The IMF suggested the government should only draw upon the stabilization fund to advance structural reforms, in particular reforms that improve the investment climate, such as restructuring state-owned utilities such as Unified Energy Systems.

"Most of the reforms that are a priority for the government are well behind schedule," said Thomsen.

Thomsen's criticism matches the views of several liberal economists within the government -- led by Finance Minister Alexei Kudrin -- who are growing embittered about fiscal incontinence and reform constipation.

Next year, the government will struggle to balance the budget at the price of $31 per barrel, Thomsen said, referring to oil prices.

It balanced its budget last year when oil was trading at just $23 per barrel, he added.

Urals blend oil was trading at just over $50 per barrel Thursday. A surge in spending followed by a fall in prices for crude "would swing the budget balance into deficit," said Vladimir Pantyushin, chief economist at Renaissance Capital.

Social spending presents a dilemma for all societies, said Yevsei Gurvich, head of independent think tank Economic Expert Group.

On the one hand the gap between pensions and wages is growing, Gurvich said. But on the other, boosting spending will lead to inflation and the erosion of the average consumer's purchasing power, he said.

The IMF said that several years of strong economic growth but little investment leave Russia facing a situation where producers cannot keep up with demand, leading to rationing of goods through higher prices.
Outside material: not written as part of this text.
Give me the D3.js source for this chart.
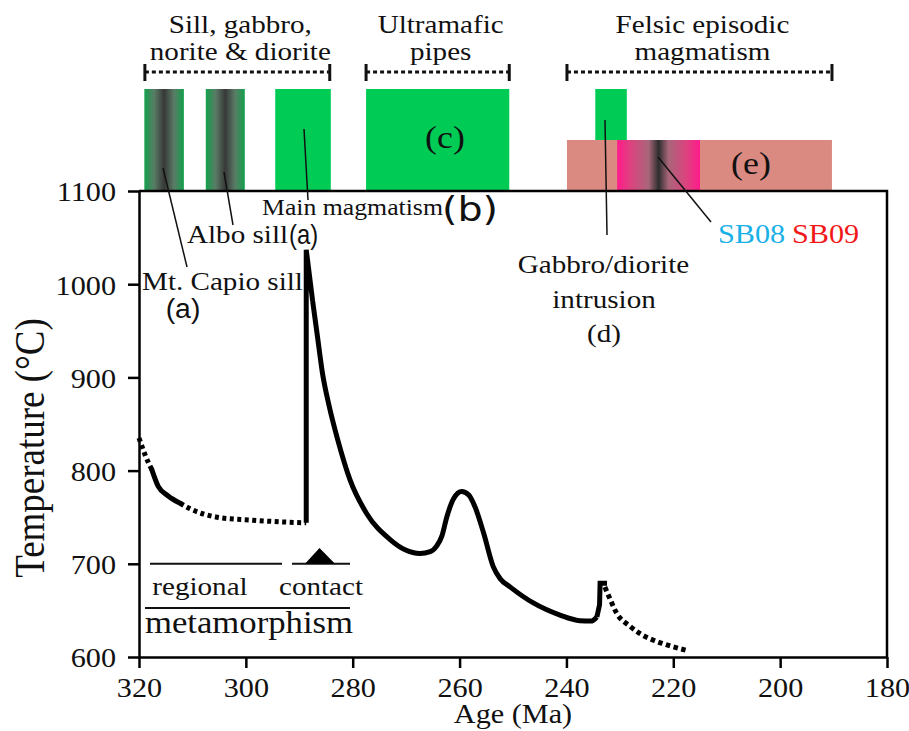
<!DOCTYPE html>
<html>
<head>
<meta charset="utf-8">
<script src="https://cdn.jsdelivr.net/npm/d3@7"></script>
<style>
body{margin:0;background:#fff;}
svg text{font-family:"Liberation Serif","Times New Roman",serif;fill:#111;}
</style>
</head>
<body>
<div id="chart"></div>
<script>
const w = 909, h = 731;
const SX = 1.12; // the source figure is a bit stretched sideways
const serif = "'Liberation Serif', 'Times New Roman', serif";

// axes
const xTicks = [320, 300, 280, 260, 240, 220, 200, 180];
const yTicks = [600, 700, 800, 900, 1000, 1100];

// magmatic events, ages in Ma
const barNames = ["Mt. Capio sill", "Albo sill", "Main magmatism", "Ultramafic pipes",
                  "Gabbro/diorite intrusion", "Felsic episodic magmatism", "SB08 SB09"];
const barStart = [319.0, 307.5, 294.5, 277.5, 234.6, 239.9, 230.5];
const barEnd   = [311.6, 300.2, 284.1, 250.7, 228.7, 190.3, 215.0];

const groupNames = [["Sill, gabbro,", "norite & diorite"], ["Ultramafic", "pipes"], ["Felsic episodic", "magmatism"]];
const groupStart = [318.9, 277.5, 239.9];
const groupEnd   = [284.3, 250.7, 190.3];

// thermal path [age Ma, T °C]
const dotStart    = [[320, 835], [318.8, 816], [317.6, 801]];
const solidStart  = [[317.6, 801], [316.4, 783], [314.6, 773], [312.3, 765]];
const dotRegional = [[312.3, 765], [310.4, 759], [305.4, 750], [299.2, 747], [293.5, 745], [288.7, 744]];
const spike       = [[288.7, 744], [288.7, 1037], [287.5, 982]];
const cooling = [[287.5, 982], [286.6, 944], [285.7, 906], [284.4, 869], [282.8, 833], [280.5, 790],
                 [277.4, 754], [273.0, 726], [270.2, 715], [267.4, 711], [265.5, 713],
                 [264.3, 719], [263.3, 730], [262.4, 750], [261.1, 770], [259.6, 777.5], [258.3, 774],
                 [257.1, 761], [255.5, 733], [253.7, 697], [252.4, 684], [250.5, 675], [246.2, 658],
                 [241.2, 645], [237.5, 639], [235.4, 638.5], [234.3, 643]];
const reheat  = [[234.3, 643], [233.8, 656], [233.7, 679], [232.4, 679]];
const tailDot = [[232.8, 675], [231.9, 663], [230.6, 647], [228.1, 633], [226.2, 625], [223.7, 618],
                 [221.2, 613], [217.5, 607]];

const svg = d3.select("#chart").append("svg")
  .attr("width", w)
  .attr("height", h);

const x = d3.scaleLinear().domain([320, 180]).range([139, 887]);
const y = d3.scaleLinear().domain([600, 1100]).range([657, 191]);

function label(g, px, py, str, opt) {
  opt = opt || {};
  return g.append("text")
    .attr("transform", "translate(" + px + "," + py + ") scale(" + (opt.sx || SX) + ",1)")
    .attr("text-anchor", opt.anchor || "middle")
    .attr("font-family", opt.font || serif)
    .style("font-family", opt.font || serif)
    .style("font-size", (opt.size || 25) + "px")
    .style("fill", opt.color || "#111")
    .text(str);
}

// gradients
const defs = svg.append("defs");
function grad(id, stops) {
  const g = defs.append("linearGradient").attr("id", id);
  stops.forEach(s => g.append("stop").attr("offset", s[0]).attr("stop-color", s[1]));
}
grad("sillGrad", [[0, "#12a04c"], [0.25, "#5a7c66"], [0.5, "#383838"], [0.75, "#5a7c66"], [1, "#12a04c"]]);
grad("sbGrad", [[0, "#ff1a8c"], [0.15, "#e0407f"], [0.38, "#a8667a"], [0.5, "#2e2e2e"], [0.62, "#a8667a"], [0.85, "#e0407f"], [1, "#ff1a8c"]]);

// bar rows above the plot
const rowTop = 89, rowMid = 140, rowBot = 191;
const green = "#00cc55", salmon = "#db8a82";
const barStyle = {
  "Mt. Capio sill": ["url(#sillGrad)", rowTop, rowBot],
  "Albo sill": ["url(#sillGrad)", rowTop, rowBot],
  "Main magmatism": [green, rowTop, rowBot],
  "Ultramafic pipes": [green, rowTop, rowBot],
  "Gabbro/diorite intrusion": [green, rowTop, rowMid],
  "Felsic episodic magmatism": [salmon, rowMid, rowBot],
  "SB08 SB09": ["url(#sbGrad)", rowMid, rowBot]
};

svg.append("g").attr("class", "bars")
  .selectAll("rect")
  .data(barNames)
  .enter()
  .append("rect")
  .attr("x", (d, i) => x(barStart[i]))
  .attr("width", (d, i) => x(barEnd[i]) - x(barStart[i]))
  .attr("y", d => barStyle[d][1])
  .attr("height", d => barStyle[d][2] - barStyle[d][1])
  .attr("fill", d => barStyle[d][0]);

// group brackets
const brY = 72;
const brackets = svg.append("g").attr("stroke", "#111");
groupNames.forEach((names, i) => {
  const a = x(groupStart[i]), b = x(groupEnd[i]);
  brackets.append("line").attr("x1", a).attr("x2", b).attr("y1", brY).attr("y2", brY)
    .attr("stroke-width", 3).attr("stroke-dasharray", "4,3");
  [a, b].forEach(p => brackets.append("line").attr("x1", p).attr("x2", p)
    .attr("y1", brY - 8).attr("y2", brY + 9).attr("stroke-width", 3));
  label(svg, (a + b) / 2 + 3, 33, names[0], {size: 26});
  label(svg, (a + b) / 2 + 3, 60, names[1], {size: 26});
});

label(svg, 445, 148, "(c)", {size: 32});
label(svg, 751, 174, "(e)", {size: 32});

// axes
const xAxis = d3.axisBottom(x).tickValues(xTicks).tickFormat(d3.format("d"))
  .tickSize(11).tickSizeOuter(0).tickPadding(10);
const yAxis = d3.axisLeft(y).tickValues(yTicks).tickFormat(d3.format("d"))
  .tickSize(11).tickSizeOuter(0).tickPadding(9.5);

const gx = svg.append("g").attr("transform", "translate(0," + y(600) + ")").call(xAxis);
const gy = svg.append("g").attr("transform", "translate(" + x(320) + ",0)").call(yAxis);
[gx, gy].forEach(g => {
  g.attr("font-family", serif).attr("font-size", 27);
  g.select(".domain").attr("stroke", "#000").attr("stroke-width", 2.5);
  g.selectAll(".tick line").attr("stroke", "#000").attr("stroke-width", 2.5);
  g.selectAll(".tick text")
    .attr("fill", "#111")
    .style("font-family", serif)
    .style("font-size", "27px")
    .attr("transform", "scale(" + SX + ",1)");
});
gy.selectAll(".tick text").attr("dy", "0.37em");

// frame top and right
svg.append("path")
  .attr("d", "M" + x(320) + "," + y(1100) + "H" + x(180) + "V" + y(600))
  .attr("fill", "none").attr("stroke", "#000").attr("stroke-width", 2.5);

label(svg, (x(320) + x(180)) / 2, 723, "Age (Ma)", {size: 27});
svg.append("text")
  .attr("transform", "translate(44,448) rotate(-90) scale(1," + SX + ")")
  .attr("text-anchor", "middle")
  .style("font-family", serif)
  .style("font-size", "37px")
  .text("Temperature (°C)");

// thermal path
const smooth = d3.line().x(d => x(d[0])).y(d => y(d[1])).curve(d3.curveMonotoneX);
const straight = d3.line().x(d => x(d[0])).y(d => y(d[1]));
const pathG = svg.append("g").attr("fill", "none").attr("stroke", "#000").attr("stroke-width", 5);

pathG.append("path").attr("d", smooth(dotStart)).attr("stroke-dasharray", "4,3.5");
pathG.append("path").attr("d", smooth(solidStart)).attr("stroke-linecap", "round");
pathG.append("path").attr("d", smooth(dotRegional)).attr("stroke-dasharray", "4,3.5");
pathG.append("path").attr("d", straight(spike)).attr("stroke-linejoin", "miter").attr("stroke-miterlimit", 6);
pathG.append("path").attr("d", smooth(cooling)).attr("stroke-linejoin", "round");
pathG.append("path").attr("d", straight(reheat));
pathG.append("path").attr("d", smooth(tailDot)).attr("stroke-dasharray", "4.5,3.5");

// leader lines
const leaders = [[[163, 168], [187, 267]], [[224, 172], [233, 225]], [[304, 129], [308, 200]],
                 [[605, 120], [607, 235]], [[658, 157], [711, 222]]];
svg.append("g").selectAll("line")
  .data(leaders)
  .enter()
  .append("line")
  .attr("x1", d => d[0][0]).attr("y1", d => d[0][1])
  .attr("x2", d => d[1][0]).attr("y2", d => d[1][1])
  .attr("stroke", "#111").attr("stroke-width", 1.5);

// annotations
label(svg, 262, 215, "Main magmatism", {size: 23, anchor: "start"});
label(svg, 442, 221, "(b)", {size: 33, anchor: "start", font: "'DejaVu Sans', sans-serif", sx: 1.2});
label(svg, 187, 243, "Albo sill", {size: 26, anchor: "start"});
label(svg, 289, 244, "(a)", {size: 28, anchor: "start", font: "'Liberation Sans', sans-serif", sx: 0.85});
label(svg, 142, 290, "Mt. Capio sill", {size: 26, anchor: "start"});
label(svg, 183, 318, "(a)", {size: 27, font: "'Liberation Sans', sans-serif", sx: 1.05});
label(svg, 603.5, 273, "Gabbro/diorite", {size: 26});
label(svg, 604, 308, "intrusion", {size: 26});
label(svg, 604, 342, "(d)", {size: 26});
label(svg, 718, 243, "SB08", {size: 27, anchor: "start", color: "#1ab0e8"});
label(svg, 792, 243, "SB09", {size: 27, anchor: "start", color: "#f21818"});

// metamorphism key
const meta = svg.append("g").attr("stroke", "#111").attr("stroke-width", 2);
meta.append("line").attr("x1", 150).attr("x2", 282).attr("y1", y(700)).attr("y2", y(700));
meta.append("line").attr("x1", 292).attr("x2", 350).attr("y1", y(700)).attr("y2", y(700));
meta.append("line").attr("x1", 145).attr("x2", 350).attr("y1", 608).attr("y2", 608);
svg.append("path")
  .attr("d", "M305," + y(700) + "L319.5,548L335," + y(700) + "Z")
  .attr("fill", "#000");
label(svg, 200, 595, "regional", {size: 26});
label(svg, 321, 595, "contact", {size: 26});
label(svg, 249, 633, "metamorphism", {size: 31});
</script>
</body>
</html>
"Bringing [2005 inflation] down to 10.5 or 11 percent would be an achievement," he said, saying the government's forecast of 8.5 percent would be "challenging."
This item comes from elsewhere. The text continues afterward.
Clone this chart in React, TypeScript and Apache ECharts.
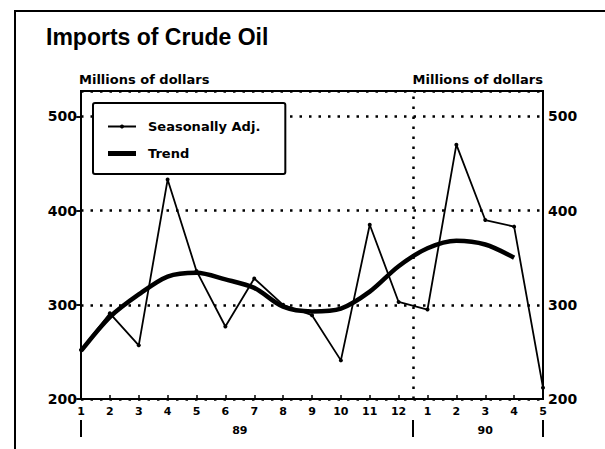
import React, { useEffect, useRef } from "react";
import * as echarts from "echarts";

const monthLabels = ["1", "2", "3", "4", "5", "6", "7", "8", "9", "10", "11", "12", "1", "2", "3", "4", "5"];
const seasonallyAdj = [252, 291, 257, 433, 336, 277, 328, 300, 289, 241, 385, 303, 295, 470, 390, 383, 212];
const trend = [251, 287, 311, 330, 334, 327, 318, 298, 293, 296, 314, 341, 360, 368, 364, 350];
const yearLabels = ["89", "90"];
const yearCenters = [5.5, 14];
const yearBreaks = [0, 11.5, 16];
const yTicks = { min: 200, max: 527, interval: 100 };

const FONT = "DejaVu Sans";

export default function App() {
  const ref = useRef<HTMLDivElement>(null);
  useEffect(() => {
    if (!ref.current) return;
    const chart = echarts.init(ref.current, null, { renderer: "svg" });
    const labelStyle = { fontFamily: FONT, fontWeight: "bold" as const, color: "#000" };
    const option = {
      animation: false,
      backgroundColor: "#fff",
      grid: {
        left: 81,
        right: 62,
        top: 91,
        bottom: 50,
        show: true,
        borderColor: "#000",
        borderWidth: 2,
        backgroundColor: "transparent",
      },
      legend: {
        left: 93,
        top: 103,
        orient: "vertical",
        backgroundColor: "#fff",
        borderColor: "#000",
        borderWidth: 2,
        borderRadius: 2,
        padding: [17, 25, 14, 14],
        itemWidth: 28,
        itemHeight: 5,
        itemGap: 14,
        textStyle: { ...labelStyle, fontSize: 13, padding: [0, 0, 0, 7] },
        data: [
          { name: "Seasonally Adj." },
          { name: "Trend", icon: "rect" },
        ],
      },
      graphic: [
        {
          type: "polyline",
          shape: { points: [[15, 449], [15, 11], [605, 11]] },
          style: { stroke: "#000", lineWidth: 2, fill: "none" },
        },
        {
          type: "text",
          x: 46,
          y: 37,
          style: {
            text: "Imports of Crude Oil",
            fontFamily: "Liberation Sans",
            fontWeight: "bold",
            fontSize: 23,
            fill: "#000",
            textVerticalAlign: "middle",
          },
        },
        {
          type: "text",
          x: 79,
          y: 79,
          style: {
            text: "Millions of dollars",
            fontFamily: FONT,
            fontWeight: "bold",
            fontSize: 13,
            fill: "#000",
            textVerticalAlign: "middle",
          },
        },
        {
          type: "text",
          x: 543,
          y: 79,
          style: {
            text: "Millions of dollars",
            fontFamily: FONT,
            fontWeight: "bold",
            fontSize: 13,
            fill: "#000",
            textAlign: "right",
            textVerticalAlign: "middle",
          },
        },
      ],
      xAxis: [
        {
          type: "value",
          min: 0,
          max: monthLabels.length - 1,
          interval: 1,
          axisLine: { lineStyle: { color: "#000", width: 2 } },
          axisTick: { inside: true, length: 4, lineStyle: { color: "#000", width: 1.5 } },
          axisLabel: {
            ...labelStyle,
            fontSize: 11,
            margin: 7,
            formatter: (v: number) => monthLabels[v] ?? "",
          },
          splitLine: { show: false },
        },
        {
          type: "value",
          min: 0,
          max: monthLabels.length - 1,
          position: "bottom",
          offset: 21,
          axisLine: { show: false },
          axisTick: {
            show: true,
            customValues: yearBreaks,
            length: 17,
            lineStyle: { color: "#000", width: 2 },
          },
          axisLabel: {
            ...labelStyle,
            fontSize: 11,
            margin: 5,
            customValues: yearCenters,
            formatter: (v: number) => yearLabels[yearCenters.indexOf(v)] ?? "",
          },
          splitLine: { show: false },
        },
      ],
      yAxis: [
        {
          type: "value",
          ...yTicks,
          axisLine: { show: true, lineStyle: { color: "#000", width: 2 } },
          axisTick: { show: true, length: 4, lineStyle: { color: "#000", width: 1.5 } },
          axisLabel: { ...labelStyle, fontSize: 14, margin: 4, showMaxLabel: false },
          splitLine: {
            show: true,
            lineStyle: { color: "#000", type: [2.5, 7], width: 2.5 },
          },
        },
        {
          type: "value",
          position: "right",
          ...yTicks,
          axisLine: { show: true, lineStyle: { color: "#000", width: 2 } },
          axisTick: { show: true, inside: true, length: 5, lineStyle: { color: "#000", width: 1.5 } },
          axisLabel: { ...labelStyle, fontSize: 14, margin: 5, showMaxLabel: false },
          splitLine: { show: false },
        },
      ],
      series: [
        {
          name: "Seasonally Adj.",
          type: "line",
          xAxisIndex: 0,
          yAxisIndex: 0,
          data: seasonallyAdj.map((v, i) => [i, v]),
          symbol: "circle",
          symbolSize: 4,
          showSymbol: true,
          lineStyle: { color: "#000", width: 1.8 },
          itemStyle: { color: "#000" },
          markLine: {
            silent: true,
            symbol: ["none", "none"],
            label: { show: false },
            lineStyle: { color: "#000", type: [2.5, 7.5], width: 2.5 },
            data: [{ xAxis: 11.5 }],
          },
          z: 3,
        },
        {
          name: "Trend",
          type: "line",
          xAxisIndex: 0,
          yAxisIndex: 0,
          data: trend.map((v, i) => [i, v]),
          symbol: "none",
          smooth: 0.3,
          lineStyle: { color: "#000", width: 4.5 },
          itemStyle: { color: "#000" },
          z: 2,
        },
      ],
    };
    chart.setOption(option as any);
    return () => chart.dispose();
  }, []);
  return (
    <div
      ref={ref}
      style={{ position: "fixed", left: 0, top: 0, width: 605, height: 449, background: "#fff" }}
    />
  );
}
Consumer prices rose by 6.5 percent in the first four months of the year.

Thomsen said the Central Bank's attempts to slow down inflation and ruble appreciation are contradictory. He urged the government to concentrate on slowing down inflation, letting the ruble appreciate.

On Thursday, Central Bank governor Sergei Ignatyev said letting the value of the ruble increase would lead to "a decline in economic growth."

But Renaissance Capital's Pantyushin said that while moderate ruble appreciation since early 2003 might have increased competitive pressures on Russian manufacturers in the short term, it had also presented them with more purchasing power abroad to invest in long-term profitability.

"I have talked to many kinds of companies -- brewers, tractor makers, milk and juice producers -- who have been buying up equipment abroad in the last two years," he said.

The IMF forecasts that gross domestic product will grow by 5.5 percent this year, a more pessimistic assessment than the 5.8 percent forecast from the Economic Development and Trade Ministry.